After dominating the 2017 Certified Public Accountant Licensure Exams with seven students in the top 10 (including first placer Alfonso Solomon Ramos Magno), the UST-AMV revealed another facet of its students.
“LiterARTura provided an avenue for students to find that talent, and a medium where they can hone that talent into something bigger,” says Mark Israel Marasigan, president, UST Accountancy Student Council. “Other than through academics, there will always be literature and the arts to help find the value and meaning of life in its deeper state, to help young people become braver and bolder.”

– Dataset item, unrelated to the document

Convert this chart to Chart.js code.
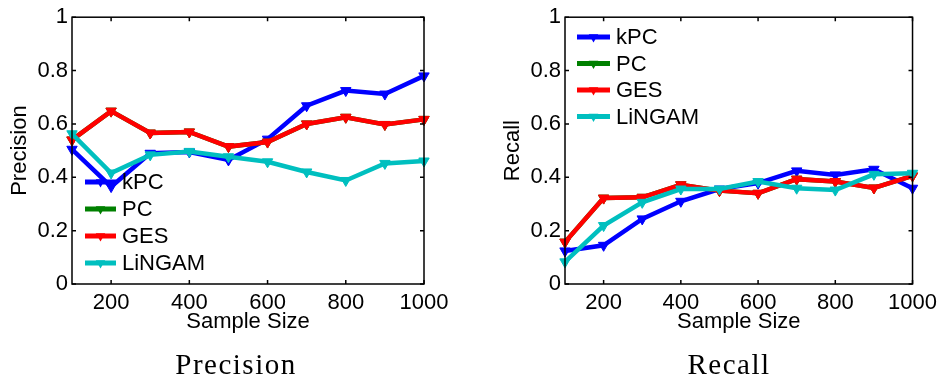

“It was LiterARTura’s aim from the start to give students an outlet to release academic stress, and an avenue not just to learn something new from their accounting subjects, but also to develop their thoughts, skills, imagination and ideas, to show that AMVians are really more than just about numbers,” adds Leeyann Gamez, assistant secretary, UST Accountancy Student Council.
Tool for expression
“I believe that art is a powerful tool for expression,” says Lorenzo Sibug, third year student and spoken poetry participant. “It can turn something negative into something beautiful. We can pour our hearts out and showcase our skills and talents for a higher purpose of conveying a message to the world.”
For Dwight Karlo Bleza, third year student and aspiring photographer, LiterARTura served as “my moment to enhance and express myself, especially through my photographs. Everyone has their own way of seeing things differently, and I think that’s the best thing about photography.”
For AMV students who regularly occupy a landscape filled with calculators, balance sheets, and a mountain of numbers, any contact with the arts is a chance to look at different facets of life, notes Tito Quiling Jr., UST Literature and Humanities professor. “Engaging in various forms of art also helps in paying close attention to detail, and looking at patterns in another light. This could help in creating a sense of balance between logic and romance, knowing when to be serious and when to be tender.
“For those who have participated in this year’s LiterARTura, the event allows one to view people not just as mere statistics, and realize that individual lives are more than just numbers. Our stories, in any art form that they are rendered, become records of our time.”
“When you think about it, accountants are no different from storytellers and poets,” says UST-AMV College of Accountancy faculty member Fermin Antonio Yabut. “We also tell stories of entities and organizations, a continuing biography of sorts. What is accounting but the art of counting, naming and telling stories more than numbers?”
The declining appreciation for arts and literature today benefits from such creative events. Despite the time constraints of having it all happen in just a day or less, the event delivered enough creative juices for everyone, especially students who focused on something unrelated to accounting quizzes. This time, they adjusted the verses of their poems, balanced their emotions, and made themselves heard through their art.
Before any titles and labels are attached to our names, we are, first and foremost, human beings who feed on our mistakes, dreams, heartbreaks and twisted stories of love. And it is through arts and literature that we endure and express them.
Here’s hoping that this is not the last of LiterARTura. The UST Accountancy Student Council started big, and has raised the bar for upcoming college week celebrations. This was a rare chance to set accounting books aside and prove to be #morethannumbers.